*Exercise instructions*
Drop the images; return everything else in the listing below exactly.

*Dataset section*
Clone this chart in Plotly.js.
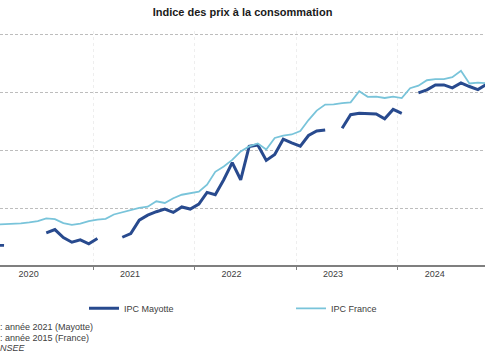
<!DOCTYPE html>
<html>
<head>
<meta charset="utf-8">
<script src="https://cdn.plot.ly/plotly-3.0.1.min.js"></script>
<style>
html,body{margin:0;padding:0;background:#fff;}
#chart{width:485px;height:360px;}
</style>
</head>
<body>
<div id="chart"></div>
<script>
// Months (monthly data, Jan 2020 – Nov 2024)
var months = [
  "2020-01","2020-02","2020-03","2020-04","2020-05","2020-06","2020-07","2020-08","2020-09","2020-10","2020-11","2020-12",
  "2021-01","2021-02","2021-03","2021-04","2021-05","2021-06","2021-07","2021-08","2021-09","2021-10","2021-11","2021-12",
  "2022-01","2022-02","2022-03","2022-04","2022-05","2022-06","2022-07","2022-08","2022-09","2022-10","2022-11","2022-12",
  "2023-01","2023-02","2023-03","2023-04","2023-05","2023-06","2023-07","2023-08","2023-09","2023-10","2023-11","2023-12",
  "2024-01","2024-02","2024-03","2024-04","2024-05","2024-06","2024-07","2024-08","2024-09","2024-10","2024-11"
];

// IPC Mayotte (gaps = missing months)
var ipcMayotte = [
  96.87, 96.85, null, null, null, null, 97.92, 98.20, 97.51, 97.11, 97.32, 96.98,
  97.43, null, null, 97.54, 97.86, 99.01, 99.44, 99.74, 99.96, 99.68, 100.15, 99.97,
  100.39, 101.40, 101.20, 102.49, 103.97, 102.49, 105.36, 105.49, 104.16, 104.67, 105.98, 105.66,
  105.38, 106.30, 106.69, 106.77, null, 106.92, 108.09, 108.21, 108.17, 108.15, 107.74, 108.55,
  108.21, null, 109.97, 110.23, 110.66, 110.66, 110.40, 110.83, 110.52, 110.25, 110.70
];

// IPC France
var ipcFrance = [
  98.63, 98.65, 98.69, 98.74, 98.82, 98.93, 99.17, 99.10, 98.76, 98.60, 98.71, 98.93,
  99.06, 99.12, 99.50, 99.68, 99.91, 100.06, 100.17, 100.64, 100.49, 100.90, 101.20, 101.33,
  101.46, 102.06, 103.17, 103.64, 104.20, 104.93, 105.36, 105.62, 105.10, 106.09, 106.30, 106.39,
  106.69, 107.63, 108.45, 108.96, 108.98, 109.09, 109.15, 110.12, 109.63, 109.65, 109.53, 109.65,
  109.52, 110.37, 110.59, 111.06, 111.15, 111.15, 111.32, 111.88, 110.78, 110.85, 110.80
];

// Year labels
var yearLabels = ["2020", "2021", "2022", "2023", "2024"];
var yearLabelPos = ["2020-05-14", "2021-05-14", "2022-05-14", "2023-05-14", "2024-05-14"];

var seriesNames = ["IPC Mayotte", "IPC France"];
var notes = [": année 2021 (Mayotte)", ": année 2015 (France)", "NSEE"];

var traces = [
  {
    x: months, y: ipcMayotte, name: seriesNames[0], type: "scatter", mode: "lines",
    xperiod: "M1", xperiodalignment: "middle", connectgaps: false,
    line: {color: "#284a8e", width: 3}
  },
  {
    x: months, y: ipcFrance, name: seriesNames[1], type: "scatter", mode: "lines",
    xperiod: "M1", xperiodalignment: "middle", connectgaps: false,
    line: {color: "#79c4da", width: 1.8}
  }
];

var txt = "#404040";
var plotTop = 30.5, plotBottom = 265.5, yMin = 95.15, yMax = 115.3;
var plotH = plotBottom - plotTop;
function py(p) { return (plotBottom - p) / plotH; }

var layout = {
  width: 485, height: 360,
  margin: {l: 0, r: 0, t: plotTop, b: 360 - plotBottom, pad: 0, autoexpand: false},
  paper_bgcolor: "#ffffff", plot_bgcolor: "#ffffff",
  font: {family: "Liberation Sans, Arial, sans-serif", size: 9, color: txt},
  title: {
    text: "<b>Indice des prix à la consommation</b>",
    font: {family: "Liberation Sans, Arial, sans-serif", size: 11, color: "#1a1a1a"},
    x: 0.5, xanchor: "center", y: 1 - 12/360, yanchor: "middle", xref: "container", yref: "container"
  },
  showlegend: true,
  legend: {
    orientation: "h", x: 84/485, xanchor: "left", y: py(309), yanchor: "middle",
    entrywidth: 162, entrywidthmode: "pixels", font: {size: 9, color: txt},
    bgcolor: "rgba(0,0,0,0)", borderwidth: 0, itemwidth: 30
  },
  xaxis: {
    type: "date",
    range: ["2020-02-01", "2024-11-11"],
    tickmode: "array", tickvals: yearLabelPos, ticktext: yearLabels,
    ticks: "", showgrid: false, zeroline: false,
    tickfont: {size: 9, color: txt},
    showline: true, linecolor: "#7f7f7f", linewidth: 1.5,
    minor: {
      tickmode: "linear", tick0: "2020-01-01", dtick: "M12",
      ticks: "outside", ticklen: 3, tickcolor: "#7f7f7f", tickwidth: 1,
      showgrid: true, gridcolor: "#eeeeee", gridwidth: 1, griddash: "dot"
    },
    fixedrange: true
  },
  yaxis: {
    range: [yMin, yMax],
    tickmode: "array", tickvals: [100, 105, 110, 115],
    showticklabels: false, ticks: "",
    showgrid: true, gridcolor: "#bdbdbd", gridwidth: 1, griddash: "3px,2px",
    zeroline: false, showline: false, fixedrange: true
  },
  annotations: [
    {text: notes[0], xref: "paper", yref: "paper", x: 0, y: py(328), xanchor: "left", yanchor: "middle", showarrow: false, xshift: -2, font: {size: 9, color: txt}},
    {text: notes[1], xref: "paper", yref: "paper", x: 0, y: py(339), xanchor: "left", yanchor: "middle", showarrow: false, xshift: -2, font: {size: 9, color: txt}},
    {text: "<i>" + notes[2] + "</i>", xref: "paper", yref: "paper", x: 0, y: py(349), xanchor: "left", yanchor: "middle", showarrow: false, xshift: -2, font: {size: 9, color: txt}}
  ]
};

Plotly.newPlot("chart", traces, layout, {staticPlot: true, displayModeBar: false});
</script>
</body>
</html>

*Exercise solution*
Clone this chart in Plotly.js.
<!DOCTYPE html>
<html>
<head>
<meta charset="utf-8">
<script src="https://cdn.plot.ly/plotly-3.0.1.min.js"></script>
<style>
html,body{margin:0;padding:0;background:#fff;}
#chart{width:485px;height:360px;}
</style>
</head>
<body>
<div id="chart"></div>
<script>
// Months (monthly data, Jan 2020 – Nov 2024)
var months = [
  "2020-01","2020-02","2020-03","2020-04","2020-05","2020-06","2020-07","2020-08","2020-09","2020-10","2020-11","2020-12",
  "2021-01","2021-02","2021-03","2021-04","2021-05","2021-06","2021-07","2021-08","2021-09","2021-10","2021-11","2021-12",
  "2022-01","2022-02","2022-03","2022-04","2022-05","2022-06","2022-07","2022-08","2022-09","2022-10","2022-11","2022-12",
  "2023-01","2023-02","2023-03","2023-04","2023-05","2023-06","2023-07","2023-08","2023-09","2023-10","2023-11","2023-12",
  "2024-01","2024-02","2024-03","2024-04","2024-05","2024-06","2024-07","2024-08","2024-09","2024-10","2024-11"
];

// IPC Mayotte (gaps = missing months)
var ipcMayotte = [
  96.87, 96.85, null, null, null, null, 97.92, 98.20, 97.51, 97.11, 97.32, 96.98,
  97.43, null, null, 97.54, 97.86, 99.01, 99.44, 99.74, 99.96, 99.68, 100.15, 99.97,
  100.39, 101.40, 101.20, 102.49, 103.97, 102.49, 105.36, 105.49, 104.16, 104.67, 105.98, 105.66,
  105.38, 106.30, 106.69, 106.77, null, 106.92, 108.09, 108.21, 108.17, 108.15, 107.74, 108.55,
  108.21, null, 109.97, 110.23, 110.66, 110.66, 110.40, 110.83, 110.52, 110.25, 110.70
];

// IPC France
var ipcFrance = [
  98.63, 98.65, 98.69, 98.74, 98.82, 98.93, 99.17, 99.10, 98.76, 98.60, 98.71, 98.93,
  99.06, 99.12, 99.50, 99.68, 99.91, 100.06, 100.17, 100.64, 100.49, 100.90, 101.20, 101.33,
  101.46, 102.06, 103.17, 103.64, 104.20, 104.93, 105.36, 105.62, 105.10, 106.09, 106.30, 106.39,
  106.69, 107.63, 108.45, 108.96, 108.98, 109.09, 109.15, 110.12, 109.63, 109.65, 109.53, 109.65,
  109.52, 110.37, 110.59, 111.06, 111.15, 111.15, 111.32, 111.88, 110.78, 110.85, 110.80
];

// Year labels
var yearLabels = ["2020", "2021", "2022", "2023", "2024"];
var yearLabelPos = ["2020-05-14", "2021-05-14", "2022-05-14", "2023-05-14", "2024-05-14"];

var seriesNames = ["IPC Mayotte", "IPC France"];
var notes = [": année 2021 (Mayotte)", ": année 2015 (France)", "NSEE"];

var traces = [
  {
    x: months, y: ipcMayotte, name: seriesNames[0], type: "scatter", mode: "lines",
    xperiod: "M1", xperiodalignment: "middle", connectgaps: false,
    line: {color: "#284a8e", width: 3}
  },
  {
    x: months, y: ipcFrance, name: seriesNames[1], type: "scatter", mode: "lines",
    xperiod: "M1", xperiodalignment: "middle", connectgaps: false,
    line: {color: "#79c4da", width: 1.8}
  }
];

var txt = "#404040";
var plotTop = 30.5, plotBottom = 265.5, yMin = 95.15, yMax = 115.3;
var plotH = plotBottom - plotTop;
function py(p) { return (plotBottom - p) / plotH; }

var layout = {
  width: 485, height: 360,
  margin: {l: 0, r: 0, t: plotTop, b: 360 - plotBottom, pad: 0, autoexpand: false},
  paper_bgcolor: "#ffffff", plot_bgcolor: "#ffffff",
  font: {family: "Liberation Sans, Arial, sans-serif", size: 9, color: txt},
  title: {
    text: "<b>Indice des prix à la consommation</b>",
    font: {family: "Liberation Sans, Arial, sans-serif", size: 11, color: "#1a1a1a"},
    x: 0.5, xanchor: "center", y: 1 - 12/360, yanchor: "middle", xref: "container", yref: "container"
  },
  showlegend: true,
  legend: {
    orientation: "h", x: 84/485, xanchor: "left", y: py(309), yanchor: "middle",
    entrywidth: 162, entrywidthmode: "pixels", font: {size: 9, color: txt},
    bgcolor: "rgba(0,0,0,0)", borderwidth: 0, itemwidth: 30
  },
  xaxis: {
    type: "date",
    range: ["2020-02-01", "2024-11-11"],
    tickmode: "array", tickvals: yearLabelPos, ticktext: yearLabels,
    ticks: "", showgrid: false, zeroline: false,
    tickfont: {size: 9, color: txt},
    showline: true, linecolor: "#7f7f7f", linewidth: 1.5,
    minor: {
      tickmode: "linear", tick0: "2020-01-01", dtick: "M12",
      ticks: "outside", ticklen: 3, tickcolor: "#7f7f7f", tickwidth: 1,
      showgrid: true, gridcolor: "#eeeeee", gridwidth: 1, griddash: "dot"
    },
    fixedrange: true
  },
  yaxis: {
    range: [yMin, yMax],
    tickmode: "array", tickvals: [100, 105, 110, 115],
    showticklabels: false, ticks: "",
    showgrid: true, gridcolor: "#bdbdbd", gridwidth: 1, griddash: "3px,2px",
    zeroline: false, showline: false, fixedrange: true
  },
  annotations: [
    {text: notes[0], xref: "paper", yref: "paper", x: 0, y: py(328), xanchor: "left", yanchor: "middle", showarrow: false, xshift: -2, font: {size: 9, color: txt}},
    {text: notes[1], xref: "paper", yref: "paper", x: 0, y: py(339), xanchor: "left", yanchor: "middle", showarrow: false, xshift: -2, font: {size: 9, color: txt}},
    {text: "<i>" + notes[2] + "</i>", xref: "paper", yref: "paper", x: 0, y: py(349), xanchor: "left", yanchor: "middle", showarrow: false, xshift: -2, font: {size: 9, color: txt}}
  ]
};

Plotly.newPlot("chart", traces, layout, {staticPlot: true, displayModeBar: false});
</script>
</body>
</html>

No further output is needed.